▶ YOUR TASK: From the listing below, output the lines between the one with "Convert this chart" and the one with "Chart.register(...registerables);", including those two, and nothing else. Pictures are not copied.

▶ PROVIDED INFORMATION:
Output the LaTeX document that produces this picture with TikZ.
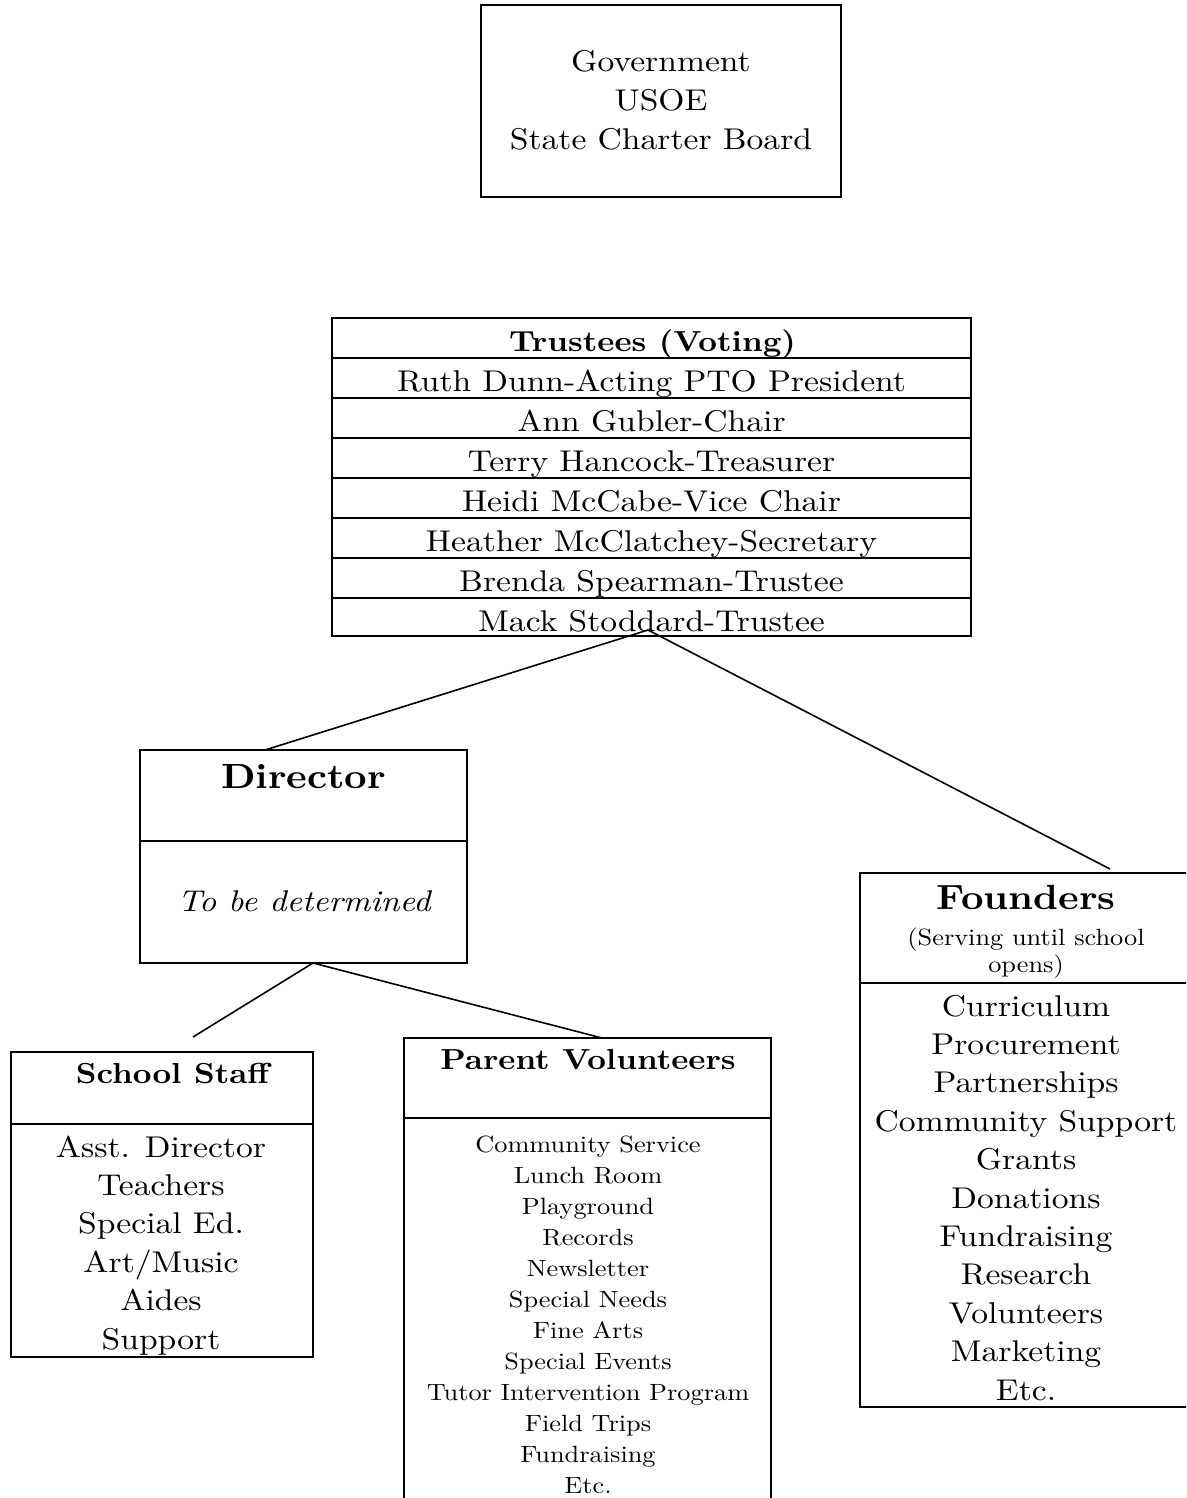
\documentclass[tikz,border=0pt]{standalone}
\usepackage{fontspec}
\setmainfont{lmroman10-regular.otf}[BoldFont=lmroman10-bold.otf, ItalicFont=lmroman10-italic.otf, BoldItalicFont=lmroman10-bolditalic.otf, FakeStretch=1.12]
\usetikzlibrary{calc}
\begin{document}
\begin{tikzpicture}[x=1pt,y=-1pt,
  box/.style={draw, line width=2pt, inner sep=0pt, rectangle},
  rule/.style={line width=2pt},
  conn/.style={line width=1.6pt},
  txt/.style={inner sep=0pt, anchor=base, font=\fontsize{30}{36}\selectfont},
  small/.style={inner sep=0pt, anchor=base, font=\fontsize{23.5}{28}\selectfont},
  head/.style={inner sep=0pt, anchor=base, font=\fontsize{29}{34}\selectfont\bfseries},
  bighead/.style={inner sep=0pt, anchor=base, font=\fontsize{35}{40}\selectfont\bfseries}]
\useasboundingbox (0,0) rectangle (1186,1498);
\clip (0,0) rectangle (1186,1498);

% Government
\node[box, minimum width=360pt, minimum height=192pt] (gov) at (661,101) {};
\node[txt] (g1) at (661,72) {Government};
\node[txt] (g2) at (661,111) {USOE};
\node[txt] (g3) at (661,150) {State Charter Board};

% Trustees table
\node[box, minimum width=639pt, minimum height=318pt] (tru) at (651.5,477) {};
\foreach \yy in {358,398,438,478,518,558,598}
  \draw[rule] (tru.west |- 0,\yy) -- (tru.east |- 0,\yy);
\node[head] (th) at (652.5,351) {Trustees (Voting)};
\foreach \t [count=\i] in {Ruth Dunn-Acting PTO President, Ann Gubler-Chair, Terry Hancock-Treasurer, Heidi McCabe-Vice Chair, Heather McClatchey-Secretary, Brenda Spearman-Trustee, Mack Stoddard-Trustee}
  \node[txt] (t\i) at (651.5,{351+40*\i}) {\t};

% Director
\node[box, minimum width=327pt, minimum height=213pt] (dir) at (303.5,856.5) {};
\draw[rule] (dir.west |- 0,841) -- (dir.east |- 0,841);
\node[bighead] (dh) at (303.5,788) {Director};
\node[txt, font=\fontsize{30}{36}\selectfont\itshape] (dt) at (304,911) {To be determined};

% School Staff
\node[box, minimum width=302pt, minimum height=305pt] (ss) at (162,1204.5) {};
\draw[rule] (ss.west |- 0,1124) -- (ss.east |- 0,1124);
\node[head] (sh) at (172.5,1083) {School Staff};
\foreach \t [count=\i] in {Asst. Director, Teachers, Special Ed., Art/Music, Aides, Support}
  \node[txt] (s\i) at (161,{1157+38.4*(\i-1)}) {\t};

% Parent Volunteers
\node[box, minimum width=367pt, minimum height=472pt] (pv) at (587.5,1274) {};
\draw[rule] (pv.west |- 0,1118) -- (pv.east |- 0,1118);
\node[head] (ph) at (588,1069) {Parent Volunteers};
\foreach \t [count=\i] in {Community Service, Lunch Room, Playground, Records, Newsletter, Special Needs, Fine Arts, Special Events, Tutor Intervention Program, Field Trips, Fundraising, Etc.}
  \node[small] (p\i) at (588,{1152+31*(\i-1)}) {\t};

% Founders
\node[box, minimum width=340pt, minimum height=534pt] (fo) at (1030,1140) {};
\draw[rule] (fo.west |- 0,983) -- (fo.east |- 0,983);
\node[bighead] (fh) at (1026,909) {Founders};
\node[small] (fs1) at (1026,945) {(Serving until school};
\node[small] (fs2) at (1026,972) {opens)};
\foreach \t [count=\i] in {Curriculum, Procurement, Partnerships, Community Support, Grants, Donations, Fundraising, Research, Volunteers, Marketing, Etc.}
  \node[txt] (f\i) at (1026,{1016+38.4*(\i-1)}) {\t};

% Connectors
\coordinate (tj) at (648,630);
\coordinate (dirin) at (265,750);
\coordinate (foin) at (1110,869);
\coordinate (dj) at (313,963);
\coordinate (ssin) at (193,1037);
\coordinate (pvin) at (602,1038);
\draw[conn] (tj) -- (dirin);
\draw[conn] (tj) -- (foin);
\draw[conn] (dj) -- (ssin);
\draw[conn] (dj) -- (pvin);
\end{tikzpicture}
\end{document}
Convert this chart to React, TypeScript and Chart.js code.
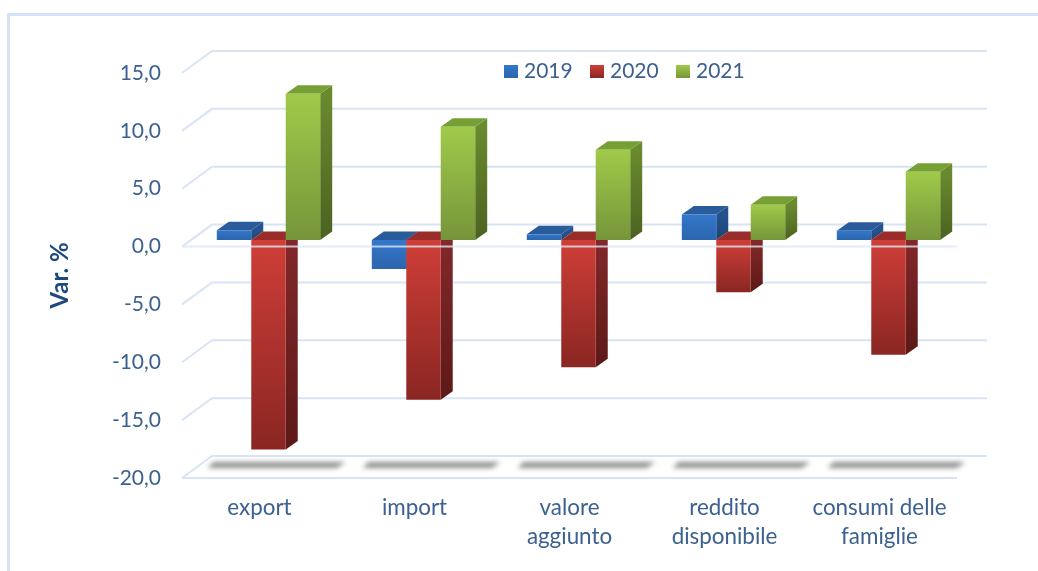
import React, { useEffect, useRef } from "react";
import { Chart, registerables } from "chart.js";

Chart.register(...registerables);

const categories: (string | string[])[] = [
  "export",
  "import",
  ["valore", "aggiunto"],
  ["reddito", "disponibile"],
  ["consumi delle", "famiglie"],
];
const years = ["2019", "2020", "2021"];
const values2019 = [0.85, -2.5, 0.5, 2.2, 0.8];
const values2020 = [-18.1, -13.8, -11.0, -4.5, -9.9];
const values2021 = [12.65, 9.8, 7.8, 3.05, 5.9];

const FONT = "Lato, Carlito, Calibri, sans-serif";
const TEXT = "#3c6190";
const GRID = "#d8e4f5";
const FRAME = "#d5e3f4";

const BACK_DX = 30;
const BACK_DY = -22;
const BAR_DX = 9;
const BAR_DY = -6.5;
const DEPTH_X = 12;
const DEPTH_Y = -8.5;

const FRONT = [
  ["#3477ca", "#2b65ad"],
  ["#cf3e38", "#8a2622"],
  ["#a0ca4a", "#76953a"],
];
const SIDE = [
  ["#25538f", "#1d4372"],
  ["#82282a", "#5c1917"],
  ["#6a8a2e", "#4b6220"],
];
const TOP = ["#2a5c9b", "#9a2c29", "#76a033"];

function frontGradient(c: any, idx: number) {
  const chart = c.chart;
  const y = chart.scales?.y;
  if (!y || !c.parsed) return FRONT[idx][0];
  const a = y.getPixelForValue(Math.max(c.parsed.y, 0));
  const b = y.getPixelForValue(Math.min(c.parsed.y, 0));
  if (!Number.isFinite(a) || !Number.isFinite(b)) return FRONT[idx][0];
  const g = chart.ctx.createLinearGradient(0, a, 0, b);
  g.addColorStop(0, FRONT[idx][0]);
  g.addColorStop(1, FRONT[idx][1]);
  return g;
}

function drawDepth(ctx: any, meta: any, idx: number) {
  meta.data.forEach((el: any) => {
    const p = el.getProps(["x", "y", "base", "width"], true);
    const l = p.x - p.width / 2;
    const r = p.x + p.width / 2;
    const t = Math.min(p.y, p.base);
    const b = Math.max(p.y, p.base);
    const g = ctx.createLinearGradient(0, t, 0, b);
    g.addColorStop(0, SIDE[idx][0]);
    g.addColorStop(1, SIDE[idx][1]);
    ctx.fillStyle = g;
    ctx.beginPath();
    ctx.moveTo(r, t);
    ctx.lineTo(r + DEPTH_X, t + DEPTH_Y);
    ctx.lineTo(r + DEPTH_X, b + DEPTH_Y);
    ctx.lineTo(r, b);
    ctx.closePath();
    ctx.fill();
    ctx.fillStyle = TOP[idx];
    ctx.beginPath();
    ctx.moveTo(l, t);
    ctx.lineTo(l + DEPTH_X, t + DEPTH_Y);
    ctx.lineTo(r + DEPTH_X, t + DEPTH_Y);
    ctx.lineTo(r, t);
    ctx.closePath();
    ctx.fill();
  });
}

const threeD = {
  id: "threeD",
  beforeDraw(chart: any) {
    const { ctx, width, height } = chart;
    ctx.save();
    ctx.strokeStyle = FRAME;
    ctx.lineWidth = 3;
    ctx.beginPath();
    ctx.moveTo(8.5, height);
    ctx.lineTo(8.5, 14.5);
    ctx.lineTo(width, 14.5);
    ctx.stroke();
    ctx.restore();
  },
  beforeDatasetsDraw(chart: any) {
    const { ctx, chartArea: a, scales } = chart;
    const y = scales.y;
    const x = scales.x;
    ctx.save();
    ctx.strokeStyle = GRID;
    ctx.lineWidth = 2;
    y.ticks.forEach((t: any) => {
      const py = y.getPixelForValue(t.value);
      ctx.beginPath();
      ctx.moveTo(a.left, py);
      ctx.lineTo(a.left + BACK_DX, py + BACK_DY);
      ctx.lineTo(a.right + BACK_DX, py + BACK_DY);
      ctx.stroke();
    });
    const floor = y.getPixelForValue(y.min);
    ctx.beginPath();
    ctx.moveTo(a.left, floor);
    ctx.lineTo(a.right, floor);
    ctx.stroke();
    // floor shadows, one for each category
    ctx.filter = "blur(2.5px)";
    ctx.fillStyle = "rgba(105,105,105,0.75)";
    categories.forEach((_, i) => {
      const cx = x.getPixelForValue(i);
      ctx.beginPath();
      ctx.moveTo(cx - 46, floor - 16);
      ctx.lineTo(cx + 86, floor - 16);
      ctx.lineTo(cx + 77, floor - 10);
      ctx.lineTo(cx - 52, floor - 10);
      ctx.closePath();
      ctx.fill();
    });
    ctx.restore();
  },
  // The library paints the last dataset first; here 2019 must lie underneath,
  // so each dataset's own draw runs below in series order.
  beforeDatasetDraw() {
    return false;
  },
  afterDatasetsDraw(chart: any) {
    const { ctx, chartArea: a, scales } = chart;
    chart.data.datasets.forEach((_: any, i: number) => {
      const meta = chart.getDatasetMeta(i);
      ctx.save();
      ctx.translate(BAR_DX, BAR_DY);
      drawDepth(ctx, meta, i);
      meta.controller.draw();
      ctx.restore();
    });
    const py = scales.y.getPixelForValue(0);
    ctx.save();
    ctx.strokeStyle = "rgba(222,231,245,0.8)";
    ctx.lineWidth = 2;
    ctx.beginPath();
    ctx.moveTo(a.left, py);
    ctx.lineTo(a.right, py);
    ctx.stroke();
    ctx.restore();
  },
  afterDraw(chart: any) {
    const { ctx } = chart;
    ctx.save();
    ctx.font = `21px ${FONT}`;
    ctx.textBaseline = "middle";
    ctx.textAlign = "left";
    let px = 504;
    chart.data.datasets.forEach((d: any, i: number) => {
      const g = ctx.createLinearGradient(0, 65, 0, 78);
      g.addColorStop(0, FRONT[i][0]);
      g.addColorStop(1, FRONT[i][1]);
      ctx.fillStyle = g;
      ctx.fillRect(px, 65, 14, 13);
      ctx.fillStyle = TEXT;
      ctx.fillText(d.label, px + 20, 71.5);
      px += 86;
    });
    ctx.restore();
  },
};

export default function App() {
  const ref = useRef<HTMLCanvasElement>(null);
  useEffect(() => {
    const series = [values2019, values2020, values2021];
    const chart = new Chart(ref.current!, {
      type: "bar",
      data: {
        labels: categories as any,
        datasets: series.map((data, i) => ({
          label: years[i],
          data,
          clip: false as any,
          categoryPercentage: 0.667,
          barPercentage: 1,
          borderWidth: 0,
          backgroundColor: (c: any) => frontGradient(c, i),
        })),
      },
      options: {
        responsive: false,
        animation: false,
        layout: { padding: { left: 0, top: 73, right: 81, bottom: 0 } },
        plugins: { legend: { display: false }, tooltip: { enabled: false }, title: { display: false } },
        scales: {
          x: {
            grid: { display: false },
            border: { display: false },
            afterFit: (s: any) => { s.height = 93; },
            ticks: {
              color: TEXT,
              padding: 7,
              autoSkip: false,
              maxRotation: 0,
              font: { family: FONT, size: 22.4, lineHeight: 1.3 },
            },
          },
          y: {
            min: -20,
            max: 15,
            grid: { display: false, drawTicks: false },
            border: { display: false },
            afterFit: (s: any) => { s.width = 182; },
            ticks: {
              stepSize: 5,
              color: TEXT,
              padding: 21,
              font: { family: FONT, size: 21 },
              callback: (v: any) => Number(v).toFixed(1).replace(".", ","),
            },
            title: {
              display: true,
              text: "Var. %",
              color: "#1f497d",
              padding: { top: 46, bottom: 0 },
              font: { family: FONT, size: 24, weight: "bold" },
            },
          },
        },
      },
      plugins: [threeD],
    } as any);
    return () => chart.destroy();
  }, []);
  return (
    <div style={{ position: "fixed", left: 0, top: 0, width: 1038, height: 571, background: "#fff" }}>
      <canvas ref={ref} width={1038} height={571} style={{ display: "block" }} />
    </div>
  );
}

▶ WORKED ANSWER:
Convert this chart to React, TypeScript and Chart.js code.
import React, { useEffect, useRef } from "react";
import { Chart, registerables } from "chart.js";

Chart.register(...registerables);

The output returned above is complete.